Dentons associate Amy Gordon discusses the correct approach to dismissing an employee.
IN Cummins Ltd v. Mr W Mohammed, the Employment Appeal Tribunal (EAT) has reaffirmed the importance of properly determining the reason for dismissal, particularly when there is potential disability discrimination. Amy Gordon, an employment lawyer at Dentons UK and Middle East LLP, considers what this case will mean for employers.
What were the key facts of this case?
The Claimant was signed off work with stress and anxiety and was advised by his GP that he may benefit from taking a therapeutic holiday. He subsequently went on a trip to Pakistan, but it was disputed whether this was ever communicated and agreed with the employer.
During his trip, the Claimant’s manager invited him to discuss his latest medical report which recommended that he was fit to return to work. The Claimant was unable to attend this meeting and, when the employer learnt of the Claimant’s holiday, it brought disciplinary proceedings against him which resulted in summary dismissal.
What claims did the employee bring against his employer?
The Claimant brought two separate claims against his employer: unfair dismissal and disability discrimination under s.15 of the Equality Act 2010 (the 2010 Act).
Section 15 of the 2010 Act provides that an individual will be discriminated against on the grounds of disability if they are treated unfavourably because of “something arising in consequence of their disability”.
What did the tribunals decide?
The Employment Tribunal (ET) upheld the Claimant’s claims. It applied the “but for” test, reaching the conclusion that, but for his disability, the Claimant would not have taken a therapeutic holiday and would therefore not have been dismissed. The employer appealed this decision on the basis that this was the wrong test for the ET to apply.
The EAT upheld the appeal, making the following important findings:
• It was not simply the case that “but for” the Claimant’s disability he would not have been dismissed. The ET should have first determined the employer’s exact reasoning for dismissing the employee. Only after the reasons for dismissal have been identified could the tribunal then decide whether they were in any way connected to the employee’s disability.
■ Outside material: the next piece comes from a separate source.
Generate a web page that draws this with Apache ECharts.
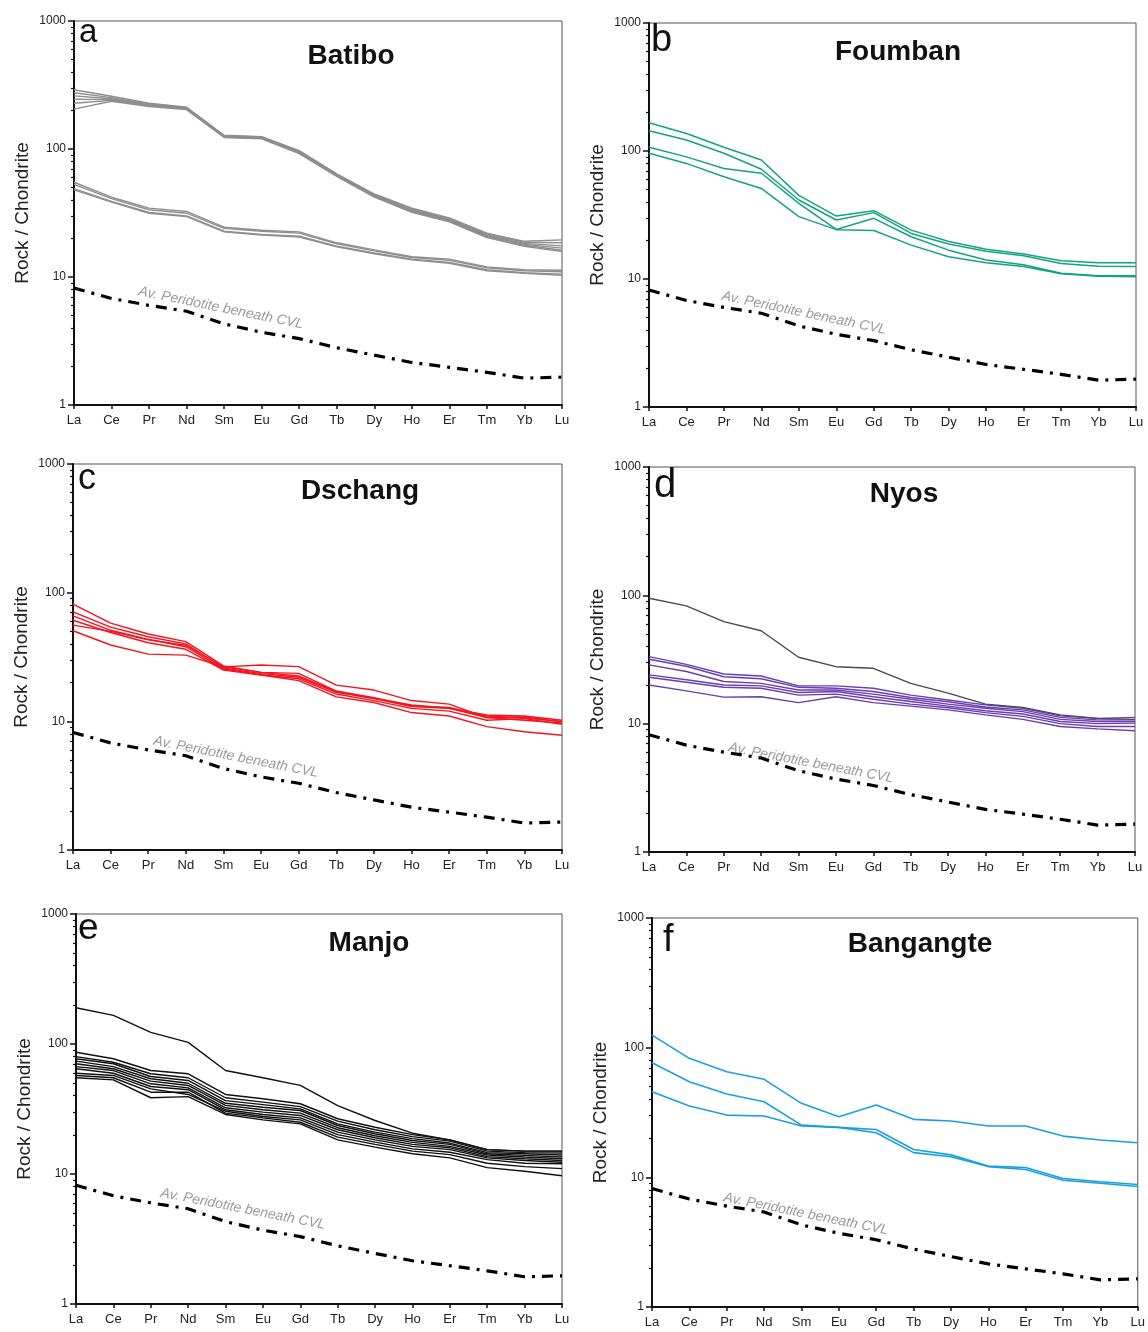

• The ET had wrongly substituted its own decision for that of the employer and, in doing so, had failed to follow the correct legal test for establishing an unfair dismissal. To determine whether a dismissal for misconduct is fair, the ET is required to: (i) establish the misconduct upon which the employer is relying; (ii) consider whether the employer had genuine belief that the employee was guilty of the misconduct; and (iii) consider whether the decision to dismiss fell within the range of reasonable responses of an employer. In this case, the ET failed to address these points and so the case has been remitted to a fresh tribunal for a new hearing.
What does this mean for employers?
You should think very carefully about your reasons for deciding to dismiss an employee who may be disabled. To identify whether this may be a high-risk dismissal, you should also consider whether any of the reasons for dismissal may be connected to the employee’s disability. This reasoning should be clearly recorded and explained to the employee and confirmed in a dismissal letter.
A clear and accurate paper trail will be invaluable evidence if the employee later decides to challenge the dismissal.
This case has been remitted to a different tribunal, so it is possible that the Claimant’s claims will still succeed when the correct tests are applied.